The ingestion pipeline can be also configured with YAML, the pipelines and the job are in the salesforce/resources folder as YAML files.
When the pipeline is executed, we will see this:
4 Streaming tables were created (one for each table in the ingestion stage).
Streaming tables are updated incrementally, they only process the new inserted records (UPSERT). If 100 leads were added yesterday, only 100 records will be processed, not the entire table.
The pipeline interface (Lakeflow) provides a real-time health check for every run:
- Upserted (Green): Only new or updated records from Salesforce are processed, ensuring efficient incremental loading.
- Deleted (Orange): Reflects records removed from the source to keep the Lakehouse synchronized.

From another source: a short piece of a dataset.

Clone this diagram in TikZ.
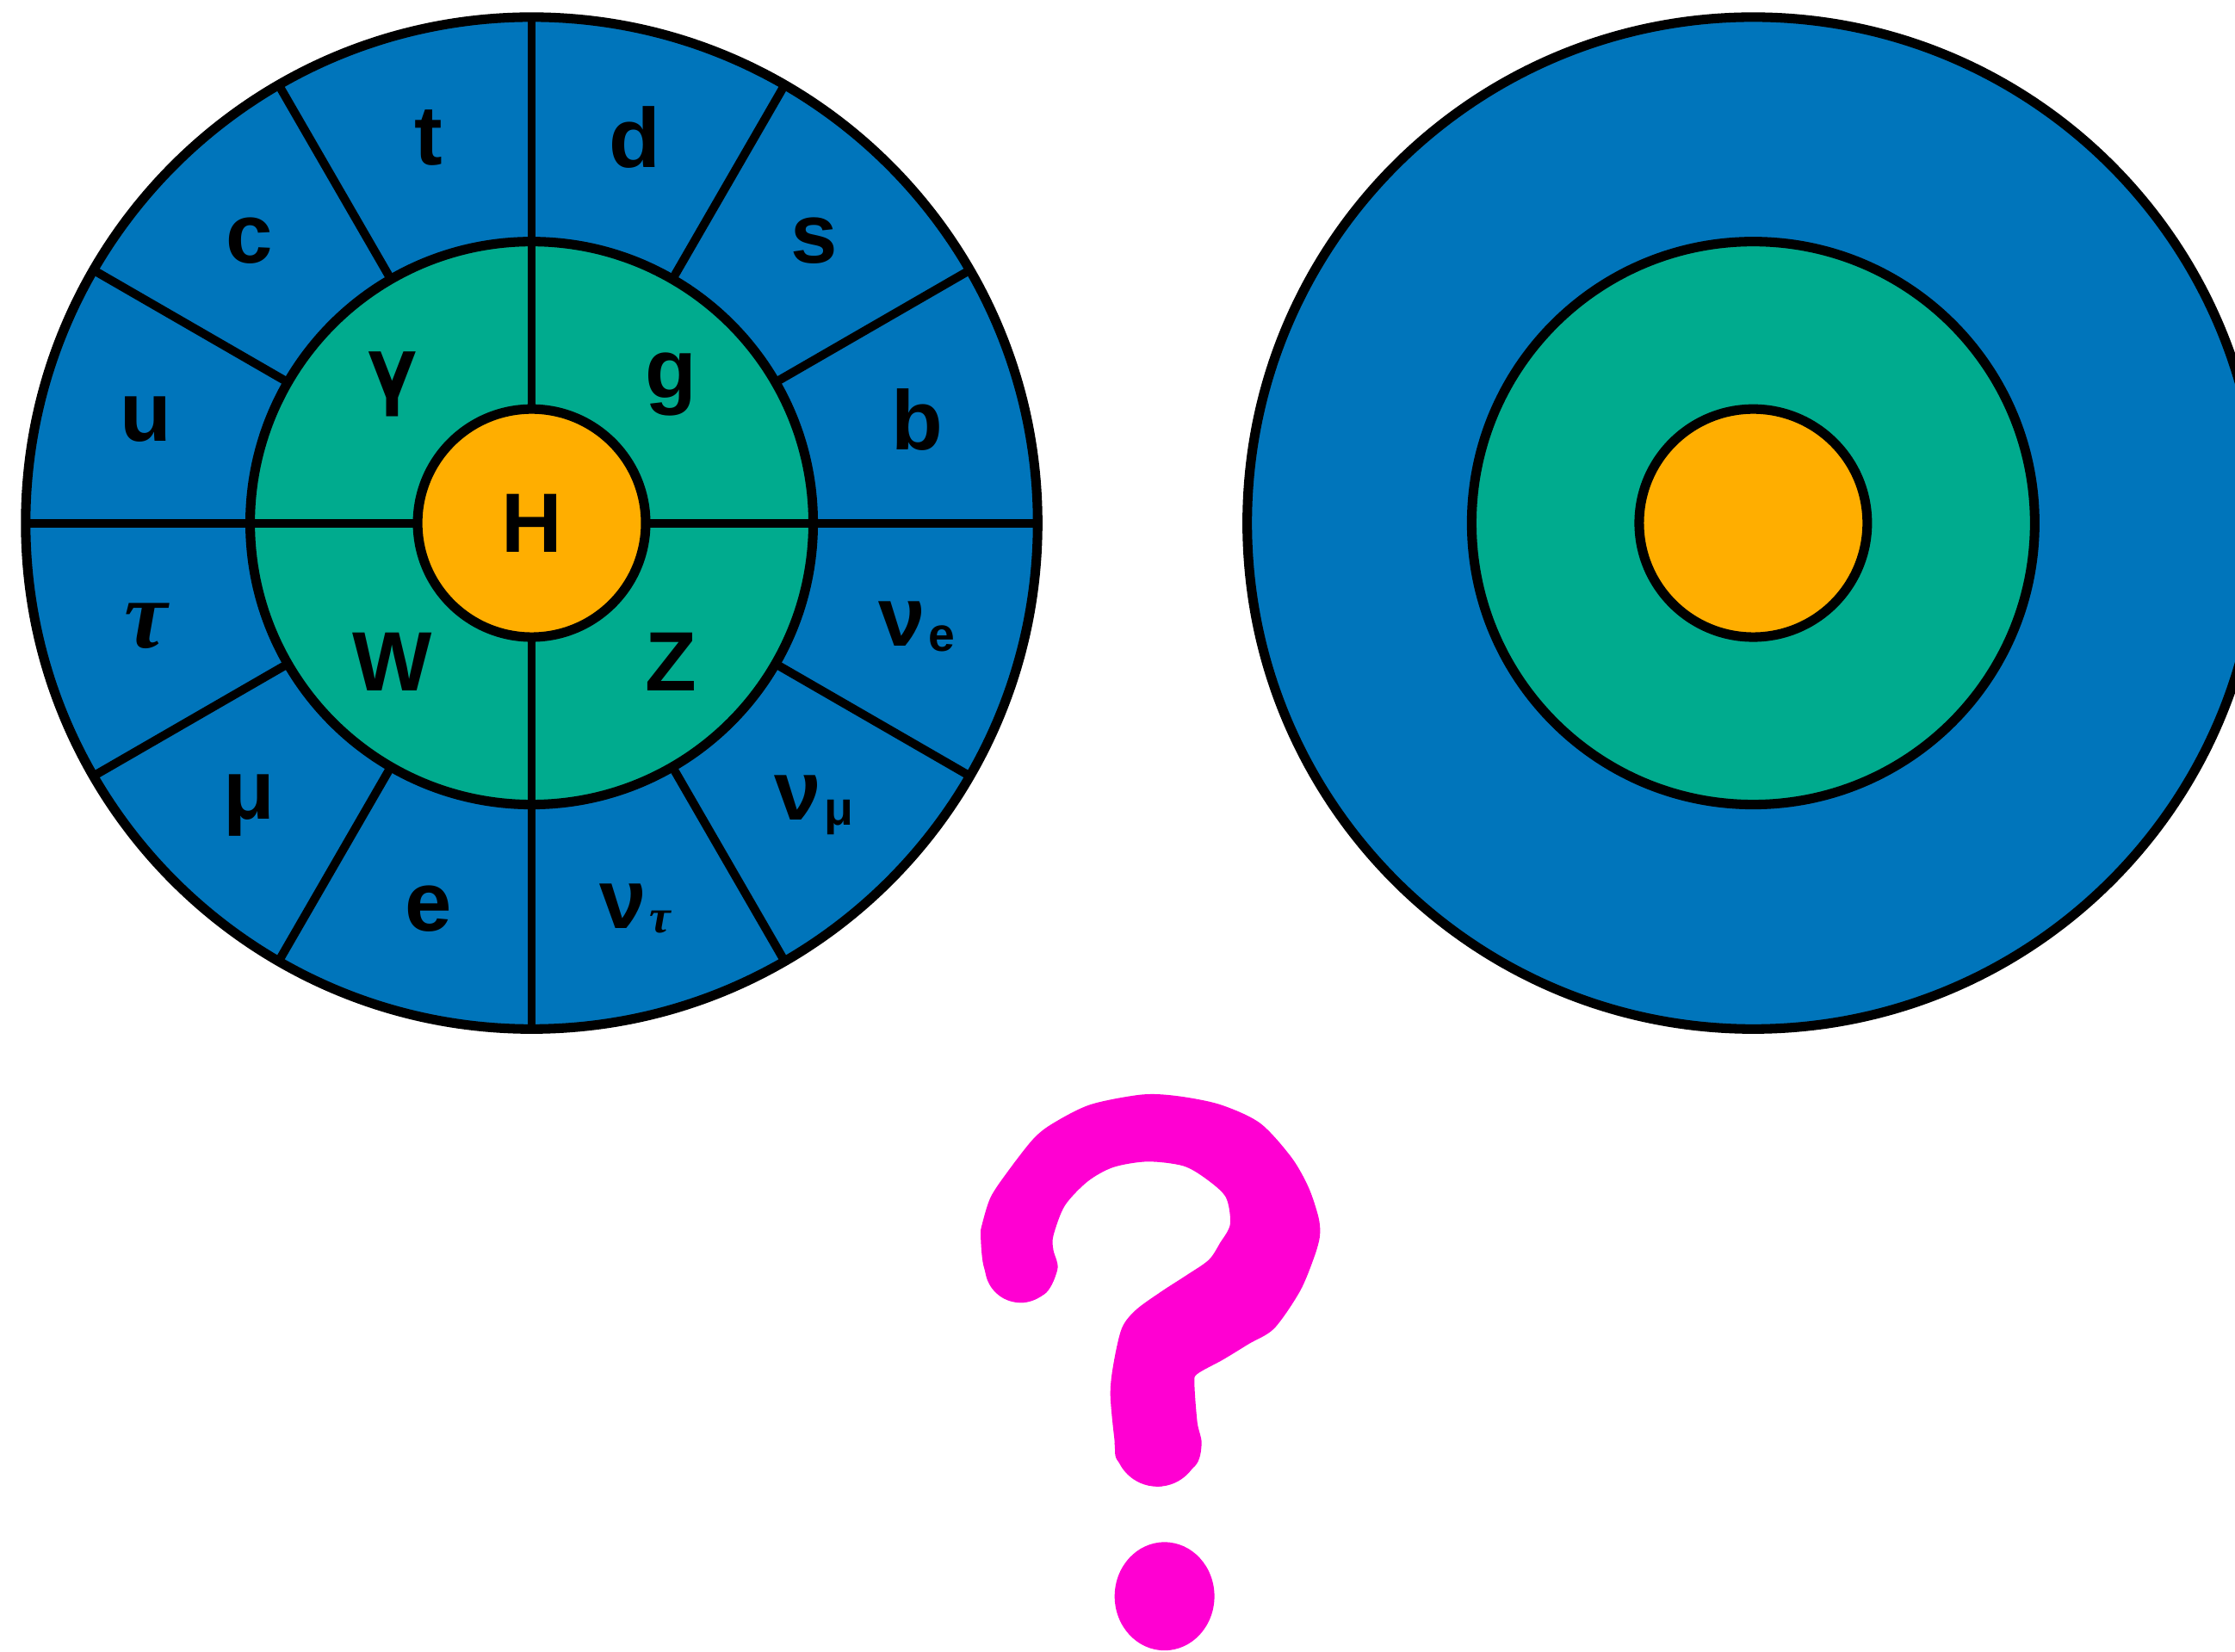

- Dropped (Grey): A record is dropped when it doesn't pass a quality check (Expectation), For example, if we require an
Emailto create a Lead and it's missing, the pipeline drops that row automatically. This way, we guarantee that only high-quality data reaches the business.

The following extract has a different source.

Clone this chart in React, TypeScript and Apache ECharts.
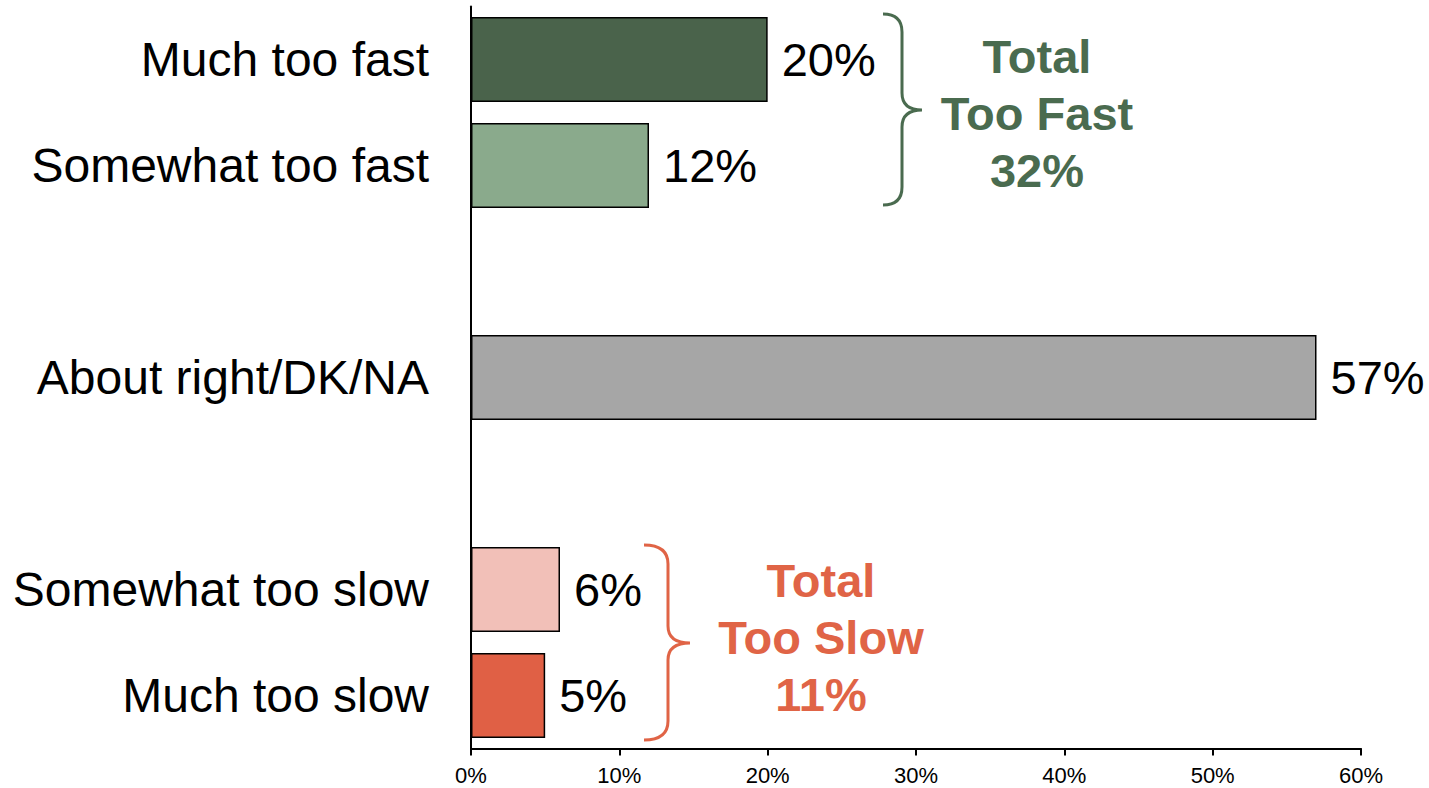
import React, { useEffect, useRef } from "react";
import * as echarts from "echarts";

const categories = [
  "Much too fast",
  "Somewhat too fast",
  "",
  "About right/DK/NA",
  "",
  "Somewhat too slow",
  "Much too slow",
];
const values: (number | null)[] = [20, 12, null, 57, null, 6, 5];
const barColors = ["#4a634b", "#8aaa8c", "#ffffff", "#a6a6a6", "#ffffff", "#f2c0b8", "#e06045"];
const xTicks = { min: 0, max: 60, interval: 10 };
const fastTotalText = ["Total", "Too Fast", "32%"];
const slowTotalText = ["Total", "Too Slow", "11%"];

const GREEN = "#4a6b4f";
const ORANGE = "#e06446";
const FONT = "'Liberation Sans', Arial, Helvetica, sans-serif";

const greenBrace =
  "M 883 14 Q 902 14 902 32 L 902 93 Q 902 110 922 110 Q 902 110 902 127 L 902 187 Q 902 205 883 205";
const orangeBrace =
  "M 644 545 Q 668 545 668 564 L 668 626 Q 668 643 690 643 Q 668 643 668 660 L 668 721 Q 668 740 644 740";

let registered = false;
function registerShapes() {
  if (registered) return;
  registered = true;
  echarts.graphic.registerShape("braceGreen", echarts.graphic.extendPath(greenBrace, {}) as any);
  echarts.graphic.registerShape("braceOrange", echarts.graphic.extendPath(orangeBrace, {}) as any);
}

export default function App() {
  const ref = useRef<HTMLDivElement>(null);
  useEffect(() => {
    if (!ref.current) return;
    registerShapes();
    const chart = echarts.init(ref.current, undefined, { renderer: "svg" });
    const option: any = {
      animation: false,
      backgroundColor: "#ffffff",
      grid: { left: 471, right: 68, top: 6.5, bottom: 39.5, containLabel: false },
      xAxis: {
        type: "value",
        min: xTicks.min,
        max: xTicks.max,
        interval: xTicks.interval,
        splitLine: { show: false },
        axisLine: { show: true, lineStyle: { color: "#000", width: 2 } },
        axisTick: { show: true, length: 7, lineStyle: { color: "#000", width: 2 } },
        axisLabel: {
          formatter: "{value}%",
          color: "#000",
          fontSize: 22,
          fontFamily: FONT,
          margin: 16,
        },
      },
      yAxis: {
        type: "category",
        inverse: true,
        data: categories,
        axisLine: { show: true, lineStyle: { color: "#000", width: 2 } },
        axisTick: { show: false },
        axisLabel: {
          color: "#000",
          fontSize: 48,
          fontFamily: FONT,
          margin: 42,
        },
      },
      series: [
        {
          type: "bar",
          barCategoryGap: "20%",
          data: values.map((v, i) => ({
            value: v === null ? "-" : v,
            itemStyle: { color: barColors[i], borderColor: "#000", borderWidth: 1.5 },
          })),
          label: {
            show: true,
            position: "right",
            distance: 14,
            formatter: "{c}%",
            color: "#000",
            fontSize: 47,
            fontFamily: FONT,
          },
        },
      ],
      graphic: [
        {
          type: "braceGreen",
          x: 0,
          y: 0,
          style: { stroke: GREEN, fill: "none", lineWidth: 3 },
        },
        {
          type: "braceOrange",
          x: 0,
          y: 0,
          style: { stroke: ORANGE, fill: "none", lineWidth: 3 },
        },
        {
          type: "text",
          x: 1037,
          y: 113,
          style: {
            text: fastTotalText.join("\n"),
            fill: GREEN,
            fontSize: 47,
            fontWeight: "bold",
            fontFamily: FONT,
            align: "center",
            verticalAlign: "middle",
            lineHeight: 57,
          },
        },
        {
          type: "text",
          x: 821,
          y: 637,
          style: {
            text: slowTotalText.join("\n"),
            fill: ORANGE,
            fontSize: 47,
            fontWeight: "bold",
            fontFamily: FONT,
            align: "center",
            verticalAlign: "middle",
            lineHeight: 57,
          },
        },
      ],
    };
    chart.setOption(option);
    return () => chart.dispose();
  }, []);
  return (
    <div
      ref={ref}
      style={{ position: "fixed", left: 0, top: 0, width: 1429, height: 788, background: "#fff" }}
    />
  );
}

To transform the raw data, I built an ETL pipeline. The transformations are performed in the Silver layer by using CTAS (CREATE TABLE AS SELECT).
The DAG (Directed Acyclic Graph) shows the lineage of each View and its dependecies. This is another strenght of the medallion architecture. Gold depends on Silver, and Silver depends on Bronze.
In this stage, raw data from Bronze is refined and cleaned.
- Selecting only necessaring columns: Some specific columns were not selected as they are not necessary for this stage.
- Normalizing names: (e.g, john doe → John Doe)
- Rounding numeric values: (e.g, 34.999999 → 34.99)
In the Gold layer, I transformed the cleaned Silver data into a Star Schema designed for high-performance analytics / dashboards. The primary goal was to convert raw CRM records into meaningful business metrics and structured entities.